Q - Le bilan de votre action ministérielle pour terminer. Parmi vos compétences : la fonction publique. Vous êtes partisan résolu du service public, la Corse en a bénéficié à forte dose, on ne peut pas dire que ça lui a beaucoup réussi.
- Détrompez-vous. Dans le contexte de violence que nous avons connu, heureusement que le service public a pu jouer son rôle. Sinon où la Corse en serait-elle aujourd'hui ? Au fondement du service public, ne l'oublions jamais, il y a l'égalité d'accès, et il constitue un élément fondamentale de la cohésion sociale.
Q - Vous êtes le ministre de la réforme de l'État. Que faut-il réformer justement ?
- Nous devons poursuivre la politique de déconcentration fortement engagée parce qu'il y a des décisions qui doivent être prises plus près des citoyens. L'État doit en permanence évoluer pour s'adapter aux exigences du monde moderne. Il y a un certain nombre d pistes que j'ai définies dans la charge de la réforme de l'État de novembre de 1997.

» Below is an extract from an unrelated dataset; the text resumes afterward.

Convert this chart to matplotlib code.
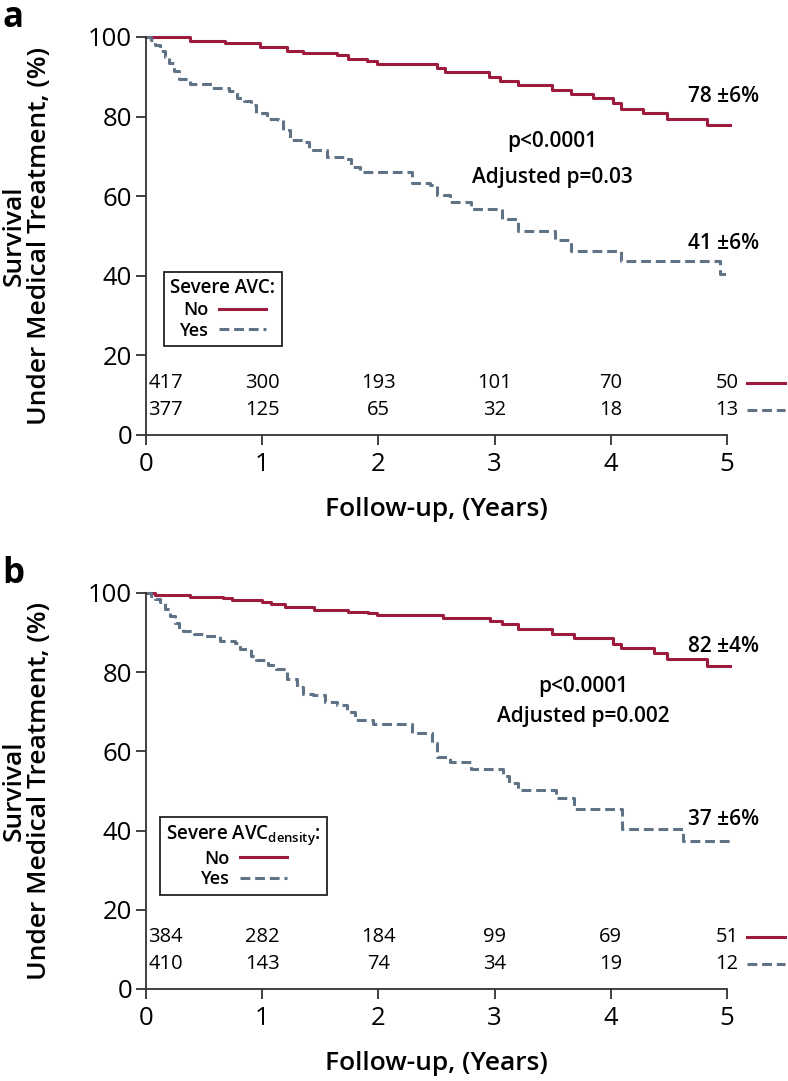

Et d'ores et déjà la majorité des décisions sont prises au niveau local par les services de l'État. Et donc s'impose, avec d'autant plus d'acuité, un suivi de l'évaluation des politiques. Avec un seul objectif : être plus proche des réalités du terrain pour être plus efficace.
Q - Dernière attribution de votre ministère et dernière question du reste : la décentralisation. Certains s'étonnent qu'elle ait pu être confiée à un jacobin pur et dur tel que vous. Quelle est selon la vertu première de la décentralisation ?
- Je suis un jacobin décentralisateur. Qu'est-ce d'ailleurs qu'être jacobin ? Tout simplement avoir un souci scrupuleux de l'égalité des chances entre tous les citoyens. En revanche, l'heure est sans doute venue de rapprocher les centres de décision de ceux qui vont les vivre. Et la décentralisation, voulue et mise en application par les gouvernements de gauche, est une affaire qui marche bien. Elle accompagne et fortifie l'initiative locale.
Mon regret, c'est qu'elle n'a pas produit ce qu'on était en droit d'escompter d'une telle révolution : un regain de citoyenneté et de civisme. Je crois que désormais il faut travailler en ce sens.